You Cannot Control Many Digital Advertising Platforms
On your website, blog, or social media platforms, you can often quickly revise your ad to ensure compliance with your state’s ethical rules. However, with many digital advertising platforms, your ability to ensure the ad is just as you want it to be and remains that way is extremely limited.
Consider an ad on a directory site like Avvo.com. With Avvo, you can advertise your legal services to specific subscribers using keywords. You can even edit the tagline of your ad and your profile based on the keyword. But it is important to remember you have no actual control over the programming of the site. For instance, if you are a personal injury lawyer, it is possible that an error made by your preferred advertising platform will start showing your ad in response to searches for trusts and estates lawyers—potentially putting you in the crosshairs of Model Rule 7.1.
You Cannot Delegate Everything
The ABA Model Rules make it clear that even when you engage non-lawyers to perform functions in your practice (be it trust accounting, money management, legal research, or administrative functions), they cannot commit acts you are not permitted to commit. The clearest statement of this is Model Rule 5.3, Responsibilities Regarding Non-Lawyer Assistance, which imposes a duty to ensure non-lawyers are not violating legal advertising rules. You are responsible for a non-lawyer’s violation of the rules if you knowingly order or fail to remedy the violation.

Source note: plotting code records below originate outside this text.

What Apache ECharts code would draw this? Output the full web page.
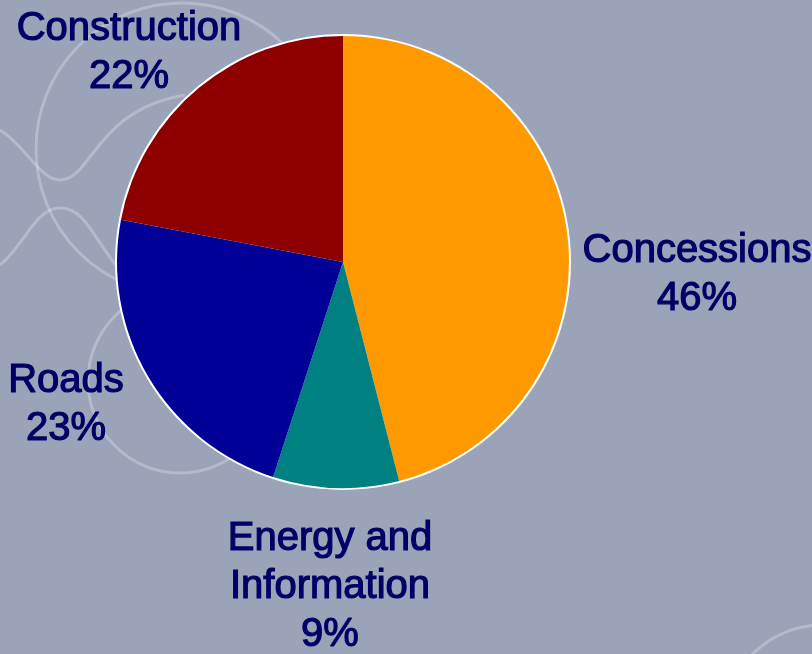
<!DOCTYPE html>
<html>
<head>
<meta charset="utf-8">
<script src="https://cdn.jsdelivr.net/npm/echarts@6/dist/echarts.min.js"></script>
<style>
  html, body { margin: 0; padding: 0; background: #9aa3b8; }
  #main { width: 812px; height: 654px; }
</style>
</head>
<body>
<div id="main"></div>
<script>
// segment data, clockwise from 12 o'clock
var segNames = ['Concessions', 'Energy and\nInformation', 'Roads', 'Construction'];
var segValues = [46, 9, 23, 22];
var segColors = ['#ff9900', '#008080', '#000096', '#8e0000'];

// label anchor points (layout only)
var labelPos = [[697, 275], [330, 587], [66, 405], [129, 53]];

var chart = echarts.init(document.getElementById('main'));

var deco = 'rgba(255,255,255,0.25)';
function ring(cx, cy, r) {
	return { type: 'circle', silent: true, z: -10, shape: { cx: cx, cy: cy, r: r },
		style: { fill: 'none', stroke: deco, lineWidth: 3 } };
}
function curve(p) {
	return { type: 'bezierCurve', silent: true, z: -10,
		shape: { x1: p[0], y1: p[1], cpx1: p[2], cpy1: p[3], cpx2: p[4], cpy2: p[5], x2: p[6], y2: p[7] },
		style: { fill: 'none', stroke: deco, lineWidth: 3 } };
}

var option = {
	backgroundColor: '#9aa3b8',
	animation: false,
	graphic: [
		ring(182, 149, 146),
		ring(180, 381, 92),
		ring(822, 722, 97),
		curve([0, 130, 25, 145, 40, 180, 60, 180]),
		curve([60, 180, 92, 180, 95, 110, 185, 95]),
		curve([0, 265, 25, 245, 35, 208, 60, 208]),
		curve([60, 208, 90, 208, 95, 250, 135, 285])
	],
	series: [
		{
			// white outline behind the pie
			type: 'pie',
			silent: true,
			center: [343, 262],
			radius: 228,
			z: 1,
			label: { show: false },
			labelLine: { show: false },
			itemStyle: { color: '#ffffff' },
			data: [1]
		},
		{
			type: 'pie',
			center: [343, 262],
			radius: 226,
			startAngle: 90,
			clockwise: true,
			z: 2,
			itemStyle: { borderWidth: 0 },
			labelLine: { show: false },
			label: {
				show: true,
				position: 'outside',
				overflow: 'none',
				edgeDistance: 0,
				formatter: function (p) { return p.name + '\n' + p.value + '%'; },
				fontFamily: 'Liberation Sans',
				fontSize: 40,
				lineHeight: 48,
				color: '#000066',
				textBorderColor: '#000066',
				textBorderWidth: 1.2,
				align: 'center',
				textShadowColor: '#cfcfcf',
				textShadowOffsetX: 2,
				textShadowOffsetY: 2,
				textShadowBlur: 0
			},
			labelLayout: function (params) {
				var pos = labelPos[params.dataIndex];
				return { x: pos[0], y: pos[1], align: 'center', verticalAlign: 'middle' };
			},
			data: segNames.map(function (n, i) {
				return { name: n, value: segValues[i], itemStyle: { color: segColors[i] } };
			})
		}
	]
};
chart.setOption(option);
</script>
</body>
</html>
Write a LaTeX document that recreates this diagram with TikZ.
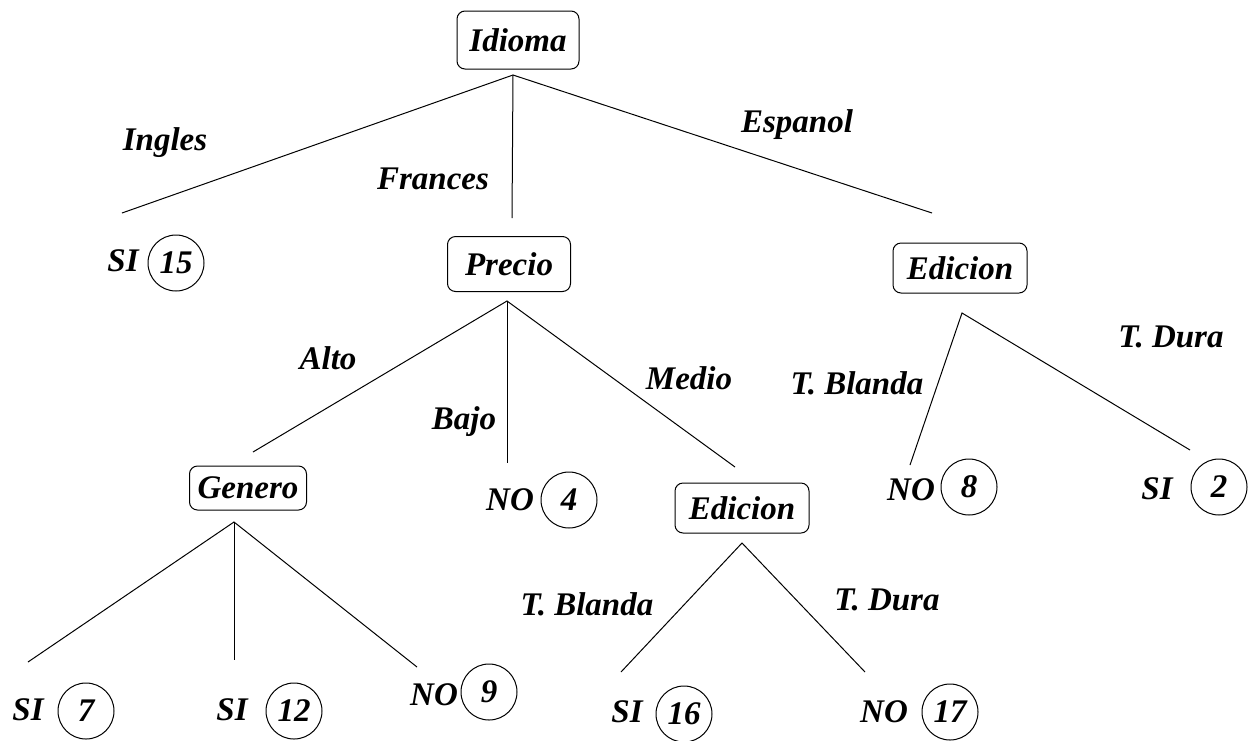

Related: [PODCAST] How to Delegate Effectively with Lori Gonzalez
Rule 5.3 is written in the context of in-house assistance, but comment 3 to Rule 5.3 clarifies that it also applies to non-lawyers who provide services you contract—including document management companies and contract paralegals: “When using such services outside the firm, a lawyer must make reasonable efforts to ensure that the services are provided in a manner that is compatible with the lawyer’s professional obligations.”
How to Ensure Advertising Compliance
Practically speaking, you are not required to look over the shoulder of your service providers, nor do you need to know how the back office work is done. Instead, you must make reasonable efforts to ensure that advertising complies with attorney advertising rules. If your address must appear on your advertisements, you need to make sure that when you design your ad with a design agency, your address appears. If your state prohibits the use of certain words like specialist, you need to work with the design agency to ensure that the word does not appear.
Then, once the ad is live, you are responsible for monitoring how it continues to appear. Reasonable diligence in monitoring the way your ad is presented is required to make sure you continue to remain in compliance.
You can also ensure compliance using other media you do control, such as your website. For example, if a banner ad or a Google Adwords ad contains only a few words (which cannot possibly contain every disclaimer required by your state’s rules), the ad will link to your website, where you can ensure that all requirements are met.
Bottom line: Advertising through a service in which you abdicate some level of control over your presentation does not relieve you of your ethical obligations. You remain responsible for monitoring your public statements to remain compliant.